"It’s like the American Iwo Jima movie, only better."
As he gets older, Clint Eastwood’s movies become gutsier and smarter. This year’s “Flags of Our Fathers” had the former Dirty Harry expertly deconstructing the Battle of Iwo Jima and its impact on the American soldiers who fought in it and the nation the returned to. But for all that Eastwood accomplished with that film, his examination of the Japanese side of the battle is even more astonishing.“Letters from Iwo Jima” is more intimate in scope but no less haunting in its depiction of the horrors on the battlefield. Featuring fewer flashbacks and explanatory information than “Flags of Our Fathers,” “Letters from Iwo Jima” moves at a tight pace and is easier to follow than its predecessor.
It also benefits from a typically mesmerizing performance from Oscar-nominee Ken Watanabe (“The Last Samurai”) as General Tadamichi Kuribayashi, the man who had the ultimately futile task of repelling the American invaders.
Unlike some of the other officers serving the Emperor, Kuribayashi knows that World War II is all but lost. The American industrial machine can turn out more weapons and support equipment. Furthermore, the 20,000 men he’s commanding are facing an attacking force with more than triple the number of troops.

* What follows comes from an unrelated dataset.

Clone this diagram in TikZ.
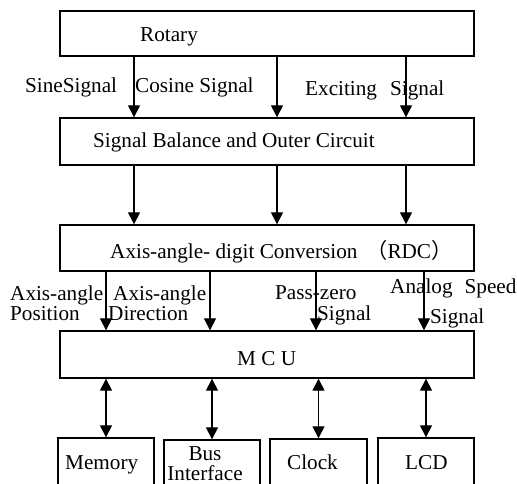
\documentclass[tikz,border=0pt]{standalone}
\usepackage{fontspec}
\setmainfont{Liberation Serif}
\newfontfamily\cjk{Noto Sans CJK SC}
\usetikzlibrary{arrows.meta}
\begin{document}
\begin{tikzpicture}[x=1pt,y=-1pt,
  box/.style={draw,line width=1.3pt,rectangle,inner sep=0pt},
  lbl/.style={anchor=base west,inner sep=0pt,font=\fontsize{21.2}{22}\selectfont},
  arr/.style={line width=1.1pt,-{Triangle[length=12pt,width=12pt]}},
  darr/.style={line width=1.1pt,{Triangle[length=12pt,width=12pt]}-{Triangle[length=12pt,width=12pt]}}]
\clip (0,0) rectangle (517,484);
% main boxes
\node[box,minimum width=414pt,minimum height=45pt] (rot) at (267,33.5) {};
\node[box,minimum width=414pt,minimum height=47pt] (sb) at (267,141.5) {};
\node[box,minimum width=414pt,minimum height=46pt] (rdc) at (267,248) {};
\node[box,minimum width=414pt,minimum height=47pt] (mcu) at (267,354.5) {};
% bottom boxes
\node[box,minimum width=96pt,minimum height=48pt] (mem) at (106,462) {};
\node[box,minimum width=96pt,minimum height=46pt] (bus) at (212,463) {};
\node[box,minimum width=97pt,minimum height=47pt] (clk) at (318.5,462.5) {};
\node[box,minimum width=96pt,minimum height=48pt] (lcd) at (426,462) {};
% box texts
\node[lbl] (trot) at (140,42) {Rotary};
\node[lbl] (tsb) at (93,148) {Signal Balance and Outer Circuit};
\node[lbl] (trdc) at (110,258) {Axis-angle- digit Conversion \,{\cjk （}RDC{\cjk ）}};
\node[lbl] (tmcu) at (237,365) {M C U};
\node[lbl] (tmem) at (65,469) {Memory};
\node[inner sep=0pt,anchor=south,align=center,font=\fontsize{21.2}{19.5}\selectfont] (tbus) at (205,480.5) {Bus\\Interface};
\node[lbl] (tclk) at (287,469) {Clock};
\node[lbl] (tlcd) at (405,469) {LCD};
% arrows rotary -> sb
\draw[arr] (rot.south -| 134,0) -- (sb.north -| 134,0);
\draw[arr] (rot.south -| 277,0) -- (sb.north -| 277,0);
\draw[arr] (rot.south -| 406,0) -- (sb.north -| 406,0);
% arrows sb -> rdc
\draw[arr] (sb.south -| 134,0) -- (rdc.north -| 134,0);
\draw[arr] (sb.south -| 277,0) -- (rdc.north -| 277,0);
\draw[arr] (sb.south -| 406,0) -- (rdc.north -| 406,0);
% arrows rdc -> mcu
\draw[arr] (rdc.south -| 106,0) -- (mcu.north -| 106,0);
\draw[arr] (rdc.south -| 210,0) -- (mcu.north -| 210,0);
\draw[arr] (rdc.south -| 316,0) -- (mcu.north -| 316,0);
\draw[arr] (rdc.south -| 424,0) -- (mcu.north -| 424,0);
% double arrows
\draw[darr] (mcu.south -| mem.north) -- (mem.north);
\draw[darr] (mcu.south -| bus.north) -- (bus.north);
\draw[darr] (mcu.south -| clk.north) -- (clk.north);
\draw[darr] (mcu.south -| lcd.north) -- (lcd.north);
% signal labels
\node[lbl] (l1) at (25,93) {SineSignal};
\node[lbl] (l2) at (135,93) {Cosine Signal};
\node[lbl] (l3) at (305,96) {Exciting};
\node[lbl] (l4) at (390,96) {Signal};
\node[lbl] (l5) at (10,300) {Axis-angle};
\node[lbl] (l6) at (10,320) {Position};
\node[lbl] (l7) at (113,300) {Axis-angle};
\node[lbl] (l8) at (108,320) {Direction};
\node[lbl] (l9) at (275,299) {Pass-zero};
\node[lbl] (l10) at (317,320) {Signal};
\node[lbl] (l11) at (390,293) {Analog\hspace{12pt}Speed};
\node[lbl] (l12) at (430,323) {Signal};
\end{tikzpicture}
\end{document}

Kuribayashi once lived in the United States and knows more about America’s capabilities than most of his junior officers. He often admonishes them for their draconian treatment of the enlisted troops. They, in turn, distrust him because they think he’s “soft” on the enemy.
Unlike his superiors and many of his subordinates, Kuribayashi knows he’s in a battle he can’t win. His only reasonable goal is to drag the conflict out as long as possible to delay the eventual American conquest.
Despite the inevitable conclusion, “Letters from Iwo Jima” still feels involving to the end. American screenwriter Iris Yamashita (working from a storyline she wrote with “Flags of Our Fathers” scribe Paul Haggis) creates vivid and occasionally sympathetic characters whom we’d at least like to survive even if the odds are overwhelmingly against them.
Moonlighting singer Kazunari Ninomiya is terrific as Saigo, a draftee baker who realizes that all the pep talks he’s hearing from his superiors aren’t going to win the war. Tsuyoshi Ihara is also good as an Olympic equestrian champion whose nobility probably won’t save him on the battlefield.
Eastwood and Yamashita thankfully don’t aim for an even parallel with “Flags of Our Fathers.” The new film doesn’t feature any of the same characters and is told with a detached tone that’s more reminiscent of Eastwood’s approach in “Mystic River” and “Million Dollar Baby.”
As a result, the new film feels more satisfying than its predecessor (which was still excellent) because Eastwood again leaves it to his viewers to decide what they make of what is happening on the screen. When violent action occurs, it’s often in the side of the frame, but we still know that something bad has happened. The blood and explosions happen in such a matter of fact way, that they become more terrifying than if Eastwood had emphasized them.
He correctly figures that if we find the characters intriguing we don’t need to be told how to feel about their outcomes.Clint Eastwood will always be a red-blooded American filmmaker, but with “Letters from Iwo Jima” he’s demonstrated a remarkable maturity by looking outside our own borders.